1. Technical Field
A photolithography technique is disclosed, and more particularly to a photo mask, which reduces the difference in critical dimensions between patterns formed thereon, and a method for manufacturing patterns using the same is also disclosed.
2. Discussion of the Related Art
Photolithography techniques are known, in which patterns having designated shapes are formed on a wafer substrate using light. Such photolithography techniques have led to the high integration of a semiconductor device. Specifically, light, such as ultraviolet rays, an electron beam, or X-rays, is irradiated from an exposure apparatus to a position, at which patterns for insulating films or conductive films are formed, thus producing a photoresist, the solubility of which is changeable. A designated portion of the photoresist is exposed to light using a photo mask, and a part of the photoresist having a high solubility in a developing solution is removed. Thereby, photoresist patterns having designated shapes are obtained. By removing the part of the wafer, which is exposed from the photoresist patterns to the outside, by an etching step, semiconductor element patterns having desired shapes are formed.
FIG. 1 is a schematic view illustrating a conventional exposure apparatus.
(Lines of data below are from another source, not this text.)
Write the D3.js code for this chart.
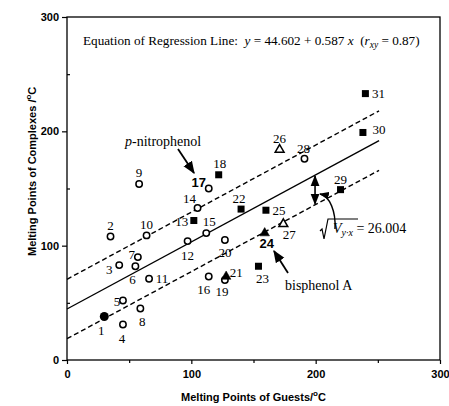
<!DOCTYPE html>
<html>
<head>
<meta charset="utf-8">
<script src="https://cdn.jsdelivr.net/npm/d3@7"></script>
<style>
  body { margin: 0; background: #fff; }
  svg { display: block; }
  text { fill: #000; }
  .pt-label { font-family: "Liberation Serif", "Times New Roman", serif; font-size: 13px; }
  .bold-label { font-family: "Liberation Sans", Arial, sans-serif; font-size: 13px; font-weight: bold; }
  .axis-title { font-family: "Liberation Sans", Arial, sans-serif; font-size: 11px; font-weight: bold; }
  .tick-label { font-family: "Liberation Sans", Arial, sans-serif; font-size: 11px; font-weight: bold; }
  .note { font-family: "Liberation Serif", "Times New Roman", serif; font-size: 14px; }
  .eq { font-family: "Liberation Serif", "Times New Roman", serif; font-size: 13.2px; }
</style>
</head>
<body>
<svg width="449" height="406"></svg>
<script>
// data
var ids = [1,2,3,4,5,6,7,8,9,10,11,12,13,14,15,16,17,18,19,20,21,22,23,24,25,26,27,28,29,30,31];
var guestMP = [30, 35, 42, 45, 45, 55, 57, 59, 58, 64, 66, 97, 102, 105, 112, 114, 114, 122, 127, 127, 128, 140, 154, 159, 160, 171, 174, 191, 220, 238, 240];
var complexMP = [38, 108, 83, 31, 52, 82, 90, 45, 154, 109, 71, 104, 122, 133, 111, 73, 150, 162, 70, 105, 73, 132, 82, 111, 131, 184, 119, 176, 149, 199, 233];
var markers = ["dot","circle","circle","circle","circle","circle","circle","circle","circle","circle",
               "circle","circle","square","circle","circle","circle","circle","square","circle","circle",
               "triangle","square","square","triangle","square","openTriangle","openTriangle","circle","square","square","square"];
var boldIds = [17, 24];
var majorTicks = [0, 100, 200, 300];
var minorTicks = [50, 150, 250];

// regression
var intercept = 44.602, slope = 0.587, vyx = 26.004;
var lineRange = [0, 251];

// label offsets in px, [dx, dy] from the mark
var labelOffsets = {
  1:[-3,14], 2:[0,-11], 3:[-10,4], 4:[-1,14], 5:[-6,1], 6:[-3,13], 7:[-6,-3], 8:[2,13],
  9:[0,-11], 10:[0,-11], 11:[13,0], 12:[0,14], 13:[-12,1], 14:[-8,-9], 15:[3,-12], 16:[-5,13],
  17:[-10,-6], 18:[1,-11], 19:[-3,12], 20:[0,13], 21:[10,-4], 22:[-2,-11], 23:[4,12], 24:[2,10],
  25:[13,0], 26:[0,-11], 27:[6,11], 28:[-1,-10], 29:[0,-10], 30:[16,-3], 31:[13,0]
};

var svg = d3.select("svg");
var x = d3.scaleLinear().domain([0, 300]).range([67, 440]);
var y = d3.scaleLinear().domain([0, 300]).range([360, 17]);

var defs = svg.append("defs");
defs.append("marker")
    .attr("id", "head")
    .attr("viewBox", "0 0 10 10")
    .attr("refX", 9).attr("refY", 5)
    .attr("markerWidth", 7).attr("markerHeight", 7)
    .attr("orient", "auto-start-reverse")
  .append("path")
    .attr("d", "M0,1 L10,5 L0,9 Z")
    .attr("fill", "#000");

// frame
svg.append("rect")
    .attr("x", x(0)).attr("y", y(300))
    .attr("width", x(300) - x(0)).attr("height", y(0) - y(300))
    .attr("fill", "none").attr("stroke", "#000").attr("stroke-width", 1.3);

// axes
svg.append("g")
    .attr("transform", "translate(0," + y(0) + ")")
    .call(d3.axisBottom(x).tickValues(majorTicks).tickSize(4).tickPadding(6));
svg.append("g")
    .attr("transform", "translate(0," + y(0) + ")")
    .call(d3.axisBottom(x).tickValues(minorTicks).tickSize(3).tickFormat(""));
svg.append("g")
    .attr("transform", "translate(" + x(0) + ",0)")
    .call(d3.axisLeft(y).tickValues(majorTicks).tickSize(5).tickPadding(3));
svg.append("g")
    .attr("transform", "translate(" + x(0) + ",0)")
    .call(d3.axisRight(y).tickValues(minorTicks).tickSize(3).tickFormat(""));
svg.selectAll(".domain").remove();
svg.selectAll(".tick line").attr("stroke", "#000").attr("stroke-width", 1.2);
svg.selectAll(".tick text").attr("class", "tick-label").attr("fill", "#000");

// axis titles
var xt = svg.append("text")
    .attr("class", "axis-title")
    .attr("x", x(150)).attr("y", 401)
    .attr("text-anchor", "middle")
    .text("Melting Points of Guests/");
xt.append("tspan").attr("dy", -5).attr("font-size", 8).text("o");
xt.append("tspan").attr("dy", 5).text("C");

var yt = svg.append("text")
    .attr("class", "axis-title")
    .attr("transform", "translate(36," + y(165) + ") rotate(-90)")
    .attr("text-anchor", "middle")
    .text("Melting Points of Complexes /");
yt.append("tspan").attr("dy", -5).attr("font-size", 8).text("o");
yt.append("tspan").attr("dy", 5).text("C");

// regression line and +-Vyx band
var bands = [{off: 0, dash: null}, {off: vyx, dash: "5,3"}, {off: -vyx, dash: "5,3"}];
svg.selectAll(".reg")
    .data(bands)
  .enter().append("line")
    .attr("class", "reg")
    .attr("x1", x(lineRange[0]))
    .attr("y1", function(d) { return y(intercept + d.off + slope * lineRange[0]); })
    .attr("x2", x(lineRange[1]))
    .attr("y2", function(d) { return y(intercept + d.off + slope * lineRange[1]); })
    .attr("stroke", "#000")
    .attr("stroke-width", 1.4)
    .attr("stroke-dasharray", function(d) { return d.dash; });

// points
var pts = ids.map(function(id, i) {
  return {id: id, gx: guestMP[i], cy: complexMP[i], m: markers[i]};
});

var g = svg.append("g");
pts.forEach(function(d) {
  var px = x(d.gx), py = y(d.cy);
  if (d.m == "circle") {
    g.append("circle").attr("cx", px).attr("cy", py).attr("r", 3.2)
      .attr("fill", "#fff").attr("stroke", "#000").attr("stroke-width", 1.5);
  } else if (d.m == "dot") {
    g.append("circle").attr("cx", px).attr("cy", py).attr("r", 4.5).attr("fill", "#000");
  } else if (d.m == "square") {
    g.append("rect").attr("x", px - 3.5).attr("y", py - 3.5).attr("width", 7).attr("height", 7).attr("fill", "#000");
  } else {
    var open = d.m == "openTriangle";
    g.append("path")
      .attr("d", d3.symbol().type(d3.symbolTriangle).size(open ? 34 : 40)())
      .attr("transform", "translate(" + px + "," + py + ")")
      .attr("fill", open ? "#fff" : "#000")
      .attr("stroke", "#000").attr("stroke-width", open ? 1.5 : 0.5);
  }
});

// point labels
svg.append("g").attr("opacity", 0.999)
  .selectAll(".lbl")
    .data(pts)
  .enter().append("text")
    .attr("class", function(d) { return boldIds.indexOf(d.id) >= 0 ? "bold-label" : "pt-label"; })
    .attr("x", function(d) { return x(d.gx) + labelOffsets[d.id][0]; })
    .attr("y", function(d) { return y(d.cy) + labelOffsets[d.id][1]; })
    .attr("text-anchor", "middle")
    .attr("dominant-baseline", "central")
    .text(function(d) { return d.id; });

// equation at top
var eq = svg.append("text").attr("class", "eq").attr("x", 83).attr("y", 45)
    .attr("xml:space", "preserve");
eq.append("tspan").text("Equation of Regression Line:  ");
eq.append("tspan").attr("font-style", "italic").text("y");
eq.append("tspan").text(" = 44.602 + 0.587 ");
eq.append("tspan").attr("font-style", "italic").text("x");
eq.append("tspan").text("  (");
eq.append("tspan").attr("font-style", "italic").text("r");
eq.append("tspan").attr("font-style", "italic").attr("font-size", 9.5).attr("dy", 3).text("xy");
eq.append("tspan").attr("dy", -3).text(" = 0.87)");

// p-nitrophenol pointer
svg.append("text").attr("class", "note").attr("x", 125).attr("y", 146)
    .call(function(t) {
      t.append("tspan").attr("font-style", "italic").text("p");
      t.append("tspan").text("-nitrophenol");
    });
svg.append("line")
    .attr("x1", 178).attr("y1", 149).attr("x2", 194).attr("y2", 173)
    .attr("stroke", "#000").attr("stroke-width", 1.8).attr("marker-end", "url(#head)");

// bisphenol A pointer
svg.append("text").attr("class", "note").attr("x", 285).attr("y", 290).text("bisphenol A");
svg.append("line")
    .attr("x1", 288).attr("y1", 273).attr("x2", 274).attr("y2", 251)
    .attr("stroke", "#000").attr("stroke-width", 1.8).attr("marker-end", "url(#head)");

// Vyx distance arrow at x=200
var ax = 199.5;
svg.append("line")
    .attr("x1", x(ax)).attr("y1", y(intercept + slope * ax) + 1)
    .attr("x2", x(ax)).attr("y2", y(intercept - vyx + slope * ax) - 1)
    .attr("stroke", "#000").attr("stroke-width", 1.6)
    .attr("marker-start", "url(#head)").attr("marker-end", "url(#head)");
svg.append("path")
    .attr("d", "M335,229 C336,212 330,196 320,194")
    .attr("fill", "none").attr("stroke", "#000").attr("stroke-width", 1.4)
    .attr("marker-end", "url(#head)");

// sqrt(Vyx) = 26.004
svg.append("path")
    .attr("d", "M320,231 L322,229 L324,239 L328,219 L358,219")
    .attr("fill", "none").attr("stroke", "#000").attr("stroke-width", 1.2);
var vt = svg.append("text").attr("class", "note").attr("x", 333).attr("y", 233);
vt.append("tspan").attr("font-style", "italic").text("V");
vt.append("tspan").attr("font-style", "italic").attr("font-size", 10).attr("dy", 3).text("y·x");
vt.append("tspan").attr("dy", -3).text(" = 26.004");
</script>
</body>
</html>
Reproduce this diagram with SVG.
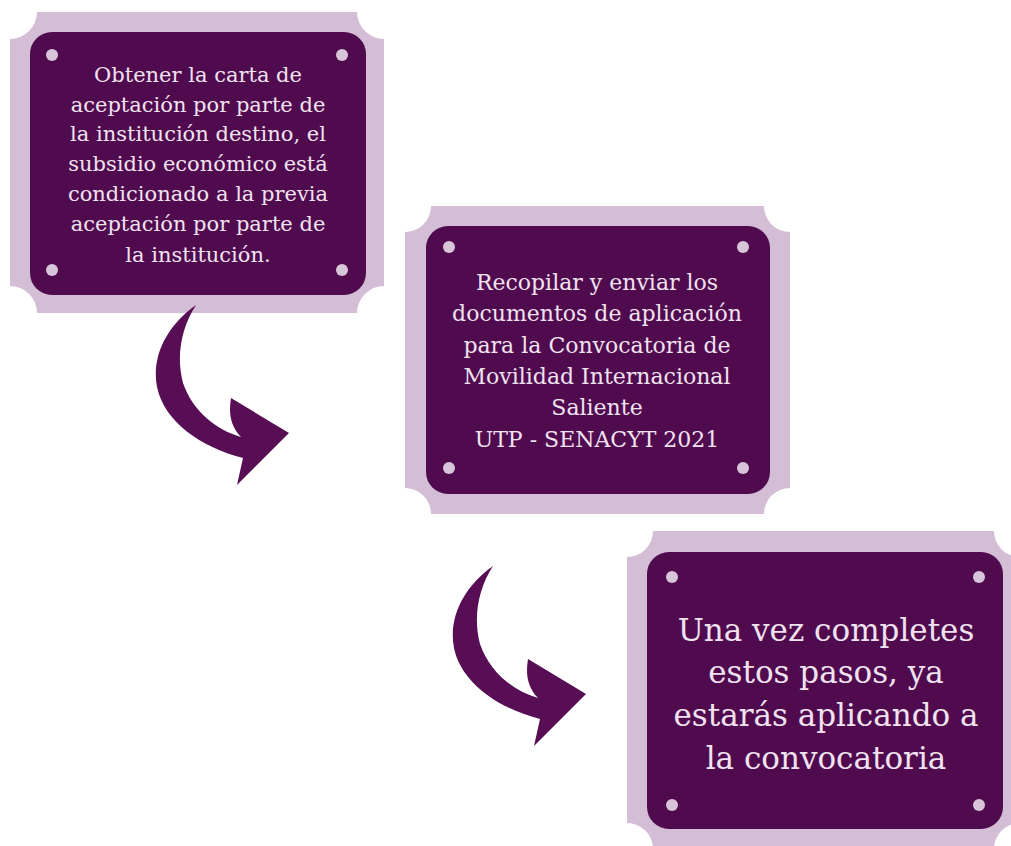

The conventional exposure apparatus comprises a condenser lens 20 for condensing light, such as a laser beam of an exposure source 10, a projection lens 40 for condensing the light into a wafer 50 arranged below the condenser lens 20, and a photo mask 30, having patterns 32 in designated shapes formed thereon, arranged between the condenser lens 20 and the projection lens 40 for patterning a photoresist 52 of the wafer 50.
In the above exposure apparatus, the laser beam irradiated from the exposure source 10 passes through the photo mask 30 through the condenser lens 20, is condensed by the projection lens 40, and is then transmitted to the wafer 50. Thereby, the patterns 32 on the photo mask 30 are projected on the photoresist 52 on the wafer 50.
In the case that a pattern, which is formed on a photo mask for a DRAM or a flash memory, is repeated and has a fine shape, the patterns on the photo mask are not projected onto the wafer in the same patterns, but are deformed so that the wafer patterns have critical dimensions (CDs) or a fidelity differing from desirable CDs or fidelity due to lens aberration of the exposure apparatus.
For example, in the case that each pattern formed on a wafer is a circular ring gate as shown in FIG. 2, an array of rectangular ring gate patterns 32 having vertically symmetrical structures are arranged on the photo mask.
Critical dimensions between the opposite ring gate patterns 32 having the vertically symmetrical structures are changed due to the lens aberration.
Photolithography techniques for embodying a high resolution to form finer patterns so as to meet high-integration and high-density trends of recent semiconductor devices are achieved by several methods, i.e., correction of a light source (for example, off-axis illumination), manufacture of a mask using optical interference effect (for example, attenuating phase shift, alternating phase shift, or etc.), and correction of the layout of a photo mask for preventing any optical proximity effect.
Accordingly, a photolithography technique for more precisely manufacturing fine patterns using the above methods must be studied and developed.